In session with Joe Parkhurst

 

Last updated 10/21/2009 at Noon

Counseling background helps JP

Joe Parkhurst hasn’t hung up his robes just yet. 

The justice of the peace of Precinct 1 will soon complete his 11th year in office. He originally planned to stay two terms. When he leaves on Dec. 31, 2010, he will have made it to three.

The former educator/ guidance counselor was a teacher seven years and a school counselor for 28. But the 67-year-old says don’t look for him to quit working.

While drawing a pension from his teaching days, he will continue to serve as Pinehurst’s municipal judge and look for other part-time work, he says.

“I’ve worked all my life. I was teaching at the age of 21. I’ve enjoyed the [justice’s] job for the most part but it ties you down. You don’t get a vacation as such – you take time off. But when you take time off you’ve got to get somebody to cover for you.” Usually, that’s another judge, which “doubles-up” their hours, he says. Which he hates to do.

“The job is so different than what I thought it would be when I came in. I said to myself, ‘How many evictions can there be in Orange County? One or two a week?’ Well, it’s actually more like eight to 10 a week.”

Same with ordering autopsies. “One week out of the month I’m on call, and that’s for the whole county. I’ve had as many as seven deaths in one night, and you have to sleep with one eye open because that phone’s going to ring and of course you have to get right up and get going ... After a while that takes its toll.”

Parkhurst was raised in the Cove area, what he calls the poor side of town.

His family moved from Henderson to Orange during World War II, and his mother found a job at the shipyards doing electrical work. Even with weekly wages coming in, his household never saw use of a car until he was 11.

“We did have bus service in those days – if we could afford a ticket.”

Since he walked a long way to shop in Orange, he left anything that needed to be kept cool in the store’s refrigerator. Or it would spoil on the trip back. Since his uncle owned the store, he would drop them off at Parkhurst’s house after work.

Those experiences have helped the judge’s counseling and JP work, especially when dealing with youths who get into trouble, he says. “I think it gives me an advantage with them, with these poor kids that are not going to school. It gives me an advantage because of my upbringing. I grew up poor as anything ... That’s helped me out in talking to these kids, expressing to them how important their education is ... I tell them ‘If you get your education, doors are going to open for you ... your education is your ticket out.’”

Of course, he sees many of those kids back in court for arraignments, so his theory only works sometime.
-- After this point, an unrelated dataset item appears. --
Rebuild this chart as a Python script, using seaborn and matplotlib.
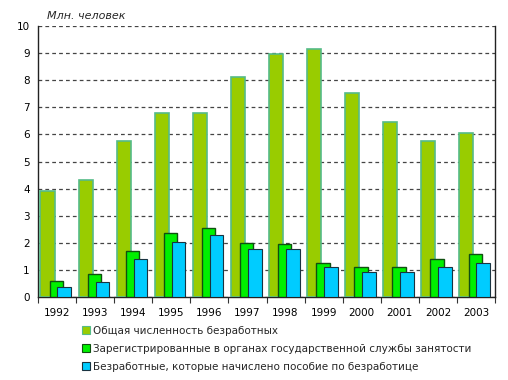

On the other hand ...

“I’ve had many people I worked with come back to see me as adults and say, ‘You know, if not for you I don’t know what would have happened.’”

Parkhurst taught English and journalism for the West Orange-Cove, Bridge City and Orangefield districts. He counseled for WO-C and later in the Little Cypress-Mauriceville district. He graduated from Bridge City High School, played baseball at Sam Houston State while pursuing his bachelor’s degrees in English and journalism. The sports information director at Sam Houston for two years,

Parkhurst later got his master’s degree in guidance counseling at McNeese State. While at Sam Houston, he remembers the tuition

being $50 and a brand new dorm room only $450 for an entire year. The JP 1 office is the only one of the four Orange County precinct offices actually in the courthouse. Parkhurst says that fact can be a burden at times – but a blessing at others.

“A lot of people don’t know where to go when they need their JP, so they just come down to the courthouse. And I’m the only JP here and I hate to turn anyone away. I’m not going to tell them, ‘You need to go all the way over to Vidor and have a nice day.’ It means some extra work for sure, but I probably get more weddings than anybody else.”